Given instruction
Identify each line below that contains the word "this", and copy it out.

------------------------------------

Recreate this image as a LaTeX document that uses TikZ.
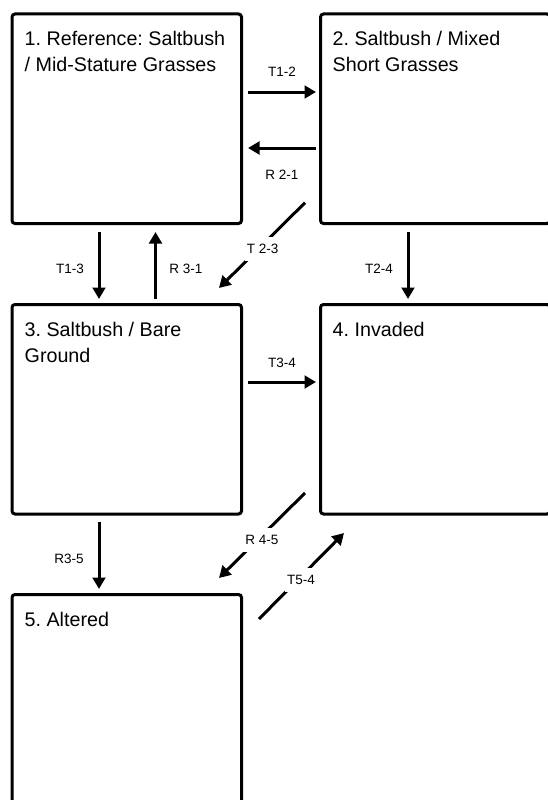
\documentclass[tikz,border=0pt]{standalone}
\usepackage{fontspec}
\setmainfont{Liberation Sans}
\usetikzlibrary{arrows.meta}
\frenchspacing
\begin{document}
\begin{tikzpicture}[x=1pt,y=-1pt,
 statebox/.style={draw, line width=3pt, rounded corners=3pt, minimum width=229.5pt, minimum height=209.5pt, inner sep=0pt},
 title/.style={anchor=north west, inner sep=0pt, align=left, font=\fontsize{19.7}{26}\selectfont},
 arr/.style={line width=3pt, -{Triangle[length=11.5pt,width=12.7pt]}},
 lbl/.style={fill=white, font=\fontsize{13.5}{16}\selectfont, inner xsep=2pt, inner ysep=7pt}]
\clip (0,0) rectangle (548,800);
% boxes
\node[statebox] (b1) at (126.75,118.75) {};
\node[statebox] (b2) at (435.25,118.75) {};
\node[statebox] (b3) at (126.75,409.25) {};
\node[statebox] (b4) at (435.25,409.25) {};
\node[statebox] (b5) at (126.75,699.25) {};
% titles
\node[title] (t1) at ([shift={(14,19)}]b1.north west) {1. Reference: Saltbush\\/ Mid-Stature Grasses};
\node[title] (t2) at ([shift={(13.5,19)}]b2.north west) {2. Saltbush / Mixed\\Short Grasses};
\node[title] (t3) at ([shift={(14,19)}]b3.north west) {3. Saltbush / Bare\\Ground};
\node[title] (t4) at ([shift={(13.5,19)}]b4.north west) {4. Invaded};
\node[title] (t5) at ([shift={(14,19)}]b5.north west) {5. Altered};
% arrows
\draw[arr] ([shift={(5,-26.75)}]b1.east) -- ([shift={(-3,-26.75)}]b2.west);
\draw[arr] ([shift={(-3,29.25)}]b2.west) -- ([shift={(5,29.25)}]b1.east);
\draw[arr] ([shift={(-14,-22.3)}]b2.south west) -- ([shift={(-24,-15)}]b3.north east);
\draw[arr] ([shift={(-27.75,7)}]b1.south) -- ([shift={(-27.75,-4)}]b3.north);
\draw[arr] ([shift={(28.75,-4)}]b3.north) -- ([shift={(28.75,7)}]b1.south);
\draw[arr] ([shift={(-27.25,7)}]b2.south) -- ([shift={(-27.25,-4)}]b4.north);
\draw[arr] ([shift={(5,-27.25)}]b3.east) -- ([shift={(-3,-27.25)}]b4.west);
\draw[arr] ([shift={(-14,-22.5)}]b4.south west) -- ([shift={(-24,-15)}]b5.north east);
\draw[arr] ([shift={(16,26)}]b5.north east) -- ([shift={(25,17.5)}]b4.south west);
\draw[arr] ([shift={(-27.75,6.5)}]b3.south) -- ([shift={(-27.75,-4)}]b5.north);
% labels
\node[lbl] (l12) at (282,72) {T1-2};
\node[lbl] (l21) at (282,175) {R 2-1};
\node[lbl] (l23) at (262.7,249) {T 2-3};
\node[lbl] (l13) at (70,269) {T1-3};
\node[lbl] (l31) at (186,269) {R 3-1};
\node[lbl] (l24) at (379,269) {T2-4};
\node[lbl] (l34) at (282,363) {T3-4};
\node[lbl] (l45) at (262,540) {R 4-5};
\node[lbl] (l54) at (301,580) {T5-4};
\node[lbl] (l35) at (69,559) {R3-5};
\end{tikzpicture}
\end{document}
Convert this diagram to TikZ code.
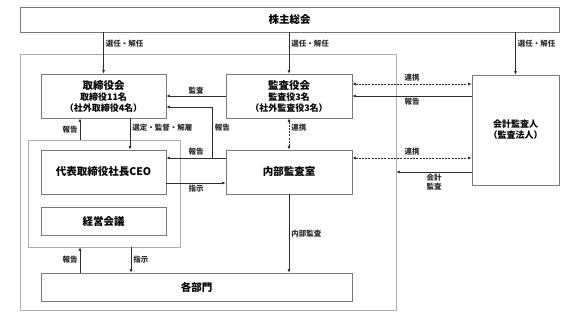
\documentclass[tikz,border=0pt]{standalone}
\usepackage{fontspec}
\setmainfont{Noto Sans CJK JP}
\usepackage{tikz}
\usetikzlibrary{arrows.meta,positioning,calc}
\definecolor{boxGray}{RGB}{120,120,120}
\definecolor{outGray}{RGB}{175,175,175}
\definecolor{lineDark}{RGB}{45,45,45}
\newcommand{\subline}[1]{{\fontsize{9}{11}\selectfont #1}}

\begin{document}
\begin{tikzpicture}[x=1pt, y=-1pt,
  box/.style={draw=boxGray, thick, fill=white, align=center, inner sep=0pt, font=\bfseries\fontsize{10.5}{11}\selectfont},
  frame/.style={draw=outGray, thick, inner sep=0pt},
  arr/.style={-{Latex[length=3.5pt,width=3pt]}, lineDark, semithick},
  link/.style={{Latex[length=3.5pt,width=3pt]}-{Latex[length=3.5pt,width=3pt]}, lineDark, semithick, dash pattern=on 2pt off 1.2pt},
  lab/.style={font=\bfseries\fontsize{7.5}{9}\selectfont, text=lineDark, inner sep=2pt, align=center}
]
  \useasboundingbox (0,0) rectangle (577,325);

  % frames
  \node[frame, minimum width=376pt, minimum height=256pt] (company) at (208,182) {};
  \node[frame, minimum width=152pt, minimum height=107pt] (group) at (104,193.5) {};

  % boxes
  \node[box, minimum width=539pt, minimum height=25pt] (share) at (289.5,19.5) {株主総会};
  \node[box, minimum width=125pt, minimum height=44pt] (board) at (103.5,96)
    {取締役会\\\subline{取締役11名}\\\subline{（社外取締役4名）}};
  \node[box, minimum width=126pt, minimum height=44pt] (kansa) at (289,96)
    {監査役会\\\subline{監査役3名}\\\subline{（社外監査役3名）}};
  \node[box, minimum width=125pt, minimum height=44pt] (ceo) at (103.5,172) {代表取締役社長CEO};
  \node[box, minimum width=125pt, minimum height=28pt] (mgmt) at (103.5,221) {経営会議};
  \node[box, minimum width=126pt, minimum height=44pt] (audit) at (289,172) {内部監査室};
  \node[box, minimum width=311pt, minimum height=28pt] (depts) at (196.5,287) {各部門};
  \node[box, minimum width=87pt, minimum height=110pt, font=\bfseries\fontsize{9}{11}\selectfont] (auditor) at (515.5,130)
    {会計監査人\\（監査法人）};

  % from shareholders
  \draw[arr] (share.south -| board.north) -- node[lab, right, pos=0.27] {選任・解任} (board.north);
  \draw[arr] (share.south -| kansa.north) -- node[lab, right, pos=0.27] {選任・解任} (kansa.north);
  \draw[arr] (share.south -| auditor.north) -- node[lab, right, pos=0.27] {選任・解任} (auditor.north);

  % board and executives
  \draw[arr] (kansa.west) -- node[lab, above] {監査} (board.east);
  \draw[arr] ([xshift=26.5pt]board.south) -- node[lab, right, pos=0.3] {選定・監督・解雇} ([xshift=26.5pt]board.south |- ceo.north);
  \draw[arr] ([xshift=-24pt]group.north) -- node[lab, left, pos=0.45] {報告} ([xshift=-24pt]group.north |- board.south);
  \draw[arr] ([yshift=14pt]audit.west) -- node[lab, above] {報告} ([yshift=14pt]audit.west -| ceo.east);
  \draw[arr] ([yshift=14pt]audit.west) ++(-13,0) |- node[lab, right, pos=0.3] {報告} ([yshift=-11pt]board.east);
  \draw[arr] ([yshift=-11pt]ceo.east) -- node[lab, below] {指示} ([yshift=-11pt]ceo.east -| audit.west);

  % audit links
  \draw[link] (kansa.south) -- node[lab, right, pos=0.3] {連携} (audit.north);
  \draw[link] ([yshift=12pt]kansa.east) -- node[lab, above] {連携} ([yshift=12pt]kansa.east -| auditor.west);
  \draw[arr] (auditor.west |- kansa.east) -- node[lab, below] {報告} (kansa.east);
  \draw[link] ([yshift=14pt]audit.east) -- node[lab, above] {連携} ([yshift=14pt]audit.east -| auditor.west);
  \draw[arr] (auditor.west |- audit.east) -- node[lab, below] {会計\\監査} (company.east |- audit.east);

  % down to departments
  \draw[arr] (audit.south) -- node[lab, right] {内部監査} (audit.south |- depts.north);
  \draw[arr] ([xshift=27pt]group.south) -- node[lab, right] {指示} ([xshift=27pt]group.south |- depts.north);
  \draw[arr] ([xshift=-24pt]group.south |- depts.north) -- node[lab, left] {報告} ([xshift=-24pt]group.south);
\end{tikzpicture}
\end{document}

------------------------------------

Exercise response
Recreate this image as a LaTeX document that uses TikZ.
Convert this diagram to TikZ code.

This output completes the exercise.